What needs to be done ->
Produce a word-for-word copy of the listing below without its pictures.

Source data ->
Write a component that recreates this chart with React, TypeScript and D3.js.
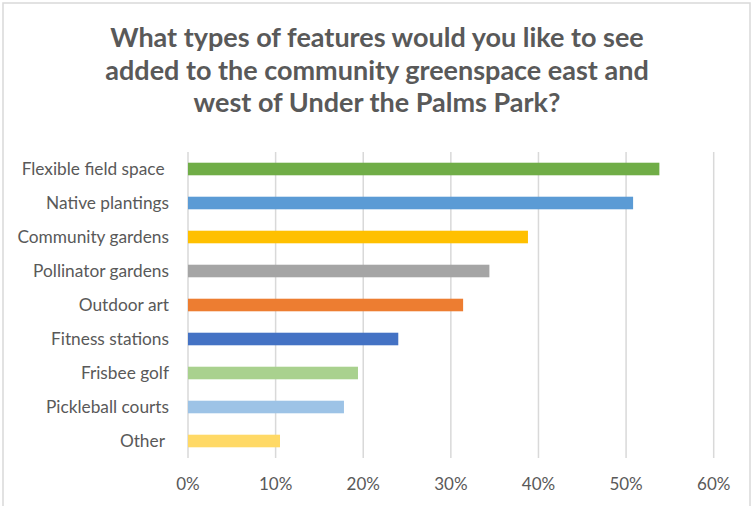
import React from "react";
import * as d3 from "d3";

const categories = [
  "Flexible field space ",
  "Native plantings",
  "Community gardens",
  "Pollinator gardens",
  "Outdoor art",
  "Fitness stations",
  "Frisbee golf",
  "Pickleball courts",
  "Other ",
];
const values = [0.538, 0.508, 0.388, 0.344, 0.314, 0.24, 0.194, 0.178, 0.105];
const colors = [
  "#70AD47",
  "#5B9BD5",
  "#FFC000",
  "#A5A5A5",
  "#ED7D31",
  "#4472C4",
  "#A9D18E",
  "#9DC3E6",
  "#FFD966",
];
const tickValues = [0, 0.1, 0.2, 0.3, 0.4, 0.5, 0.6];
const titleLines = [
  "What types of features would you like to see",
  "added to the community greenspace east and",
  "west of Under the Palms Park?",
];

const W = 752;
const H = 506;
const left = 188;
const right = 713.7;
const top = 152;
const bottom = 458;
const textColor = "#595959";
const font = "Lato, 'Open Sans', sans-serif";

export default function App() {
  const x = d3.scaleLinear().domain([0, 0.6]).range([left, right]);
  const y = d3
    .scaleBand<string>()
    .domain(categories)
    .range([top, bottom])
    .paddingInner(0.63)
    .paddingOuter(0.315);
  const fmt = d3.format(".0%");

  return (
    <svg
      width={W}
      height={H}
      style={{ position: "absolute", left: 0, top: 0, background: "#fff" }}
      fontFamily={font}
    >
      <rect x={0} y={0} width={W} height={H} fill="#fff" />
      <rect
        x={3}
        y={3}
        width={747}
        height={H + 10}
        fill="none"
        stroke="#d9d9d9"
        strokeWidth={1.5}
      />
      {titleLines.map((t, i) => (
        <text
          key={i}
          x={377}
          y={47 + i * 32.6}
          textAnchor="middle"
          fontSize={27}
          fontWeight="bold"
          fill={textColor}
        >
          {t}
        </text>
      ))}
      {tickValues.map((v) => (
        <line
          key={"g" + v}
          x1={x(v)}
          x2={x(v)}
          y1={top}
          y2={bottom}
          stroke="#d9d9d9"
          strokeWidth={1.5}
        />
      ))}
      {categories.map((c, i) => (
        <rect
          key={"b" + c}
          x={x(0)}
          y={y(c)}
          width={x(values[i]) - x(0)}
          height={y.bandwidth()}
          fill={colors[i]}
        />
      ))}
      {categories.map((c) => (
        <text
          key={"l" + c}
          x={169}
          y={(y(c) as number) + y.bandwidth() / 2}
          dy="0.36em"
          textAnchor="end"
          fontSize={17.3}
          fill={textColor}
          style={{ whiteSpace: "pre" }}
        >
          {c}
        </text>
      ))}
      {tickValues.map((v) => (
        <text
          key={"t" + v}
          x={x(v)}
          y={489.5}
          textAnchor="middle"
          fontSize={17}
          fill={textColor}
        >
          {fmt(v)}
        </text>
      ))}
    </svg>
  );
}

Solution for this task ->
Write a component that recreates this chart with React, TypeScript and D3.js.
import React from "react";
import * as d3 from "d3";

const categories = [
  "Flexible field space ",
  "Native plantings",
  "Community gardens",
  "Pollinator gardens",
  "Outdoor art",
  "Fitness stations",
  "Frisbee golf",
  "Pickleball courts",
  "Other ",
];
const values = [0.538, 0.508, 0.388, 0.344, 0.314, 0.24, 0.194, 0.178, 0.105];
const colors = [
  "#70AD47",
  "#5B9BD5",
  "#FFC000",
  "#A5A5A5",
  "#ED7D31",
  "#4472C4",
  "#A9D18E",
  "#9DC3E6",
  "#FFD966",
];
const tickValues = [0, 0.1, 0.2, 0.3, 0.4, 0.5, 0.6];
const titleLines = [
  "What types of features would you like to see",
  "added to the community greenspace east and",
  "west of Under the Palms Park?",
];

const W = 752;
const H = 506;
const left = 188;
const right = 713.7;
const top = 152;
const bottom = 458;
const textColor = "#595959";
const font = "Lato, 'Open Sans', sans-serif";

export default function App() {
  const x = d3.scaleLinear().domain([0, 0.6]).range([left, right]);
  const y = d3
    .scaleBand<string>()
    .domain(categories)
    .range([top, bottom])
    .paddingInner(0.63)
    .paddingOuter(0.315);
  const fmt = d3.format(".0%");

  return (
    <svg
      width={W}
      height={H}
      style={{ position: "absolute", left: 0, top: 0, background: "#fff" }}
      fontFamily={font}
    >
      <rect x={0} y={0} width={W} height={H} fill="#fff" />
      <rect
        x={3}
        y={3}
        width={747}
        height={H + 10}
        fill="none"
        stroke="#d9d9d9"
        strokeWidth={1.5}
      />
      {titleLines.map((t, i) => (
        <text
          key={i}
          x={377}
          y={47 + i * 32.6}
          textAnchor="middle"
          fontSize={27}
          fontWeight="bold"
          fill={textColor}
        >
          {t}
        </text>
      ))}
      {tickValues.map((v) => (
        <line
          key={"g" + v}
          x1={x(v)}
          x2={x(v)}
          y1={top}
          y2={bottom}
          stroke="#d9d9d9"
          strokeWidth={1.5}
        />
      ))}
      {categories.map((c, i) => (
        <rect
          key={"b" + c}
          x={x(0)}
          y={y(c)}
          width={x(values[i]) - x(0)}
          height={y.bandwidth()}
          fill={colors[i]}
        />
      ))}
      {categories.map((c) => (
        <text
          key={"l" + c}
          x={169}
          y={(y(c) as number) + y.bandwidth() / 2}
          dy="0.36em"
          textAnchor="end"
          fontSize={17.3}
          fill={textColor}
          style={{ whiteSpace: "pre" }}
        >
          {c}
        </text>
      ))}
      {tickValues.map((v) => (
        <text
          key={"t" + v}
          x={x(v)}
          y={489.5}
          textAnchor="middle"
          fontSize={17}
          fill={textColor}
        >
          {fmt(v)}
        </text>
      ))}
    </svg>
  );
}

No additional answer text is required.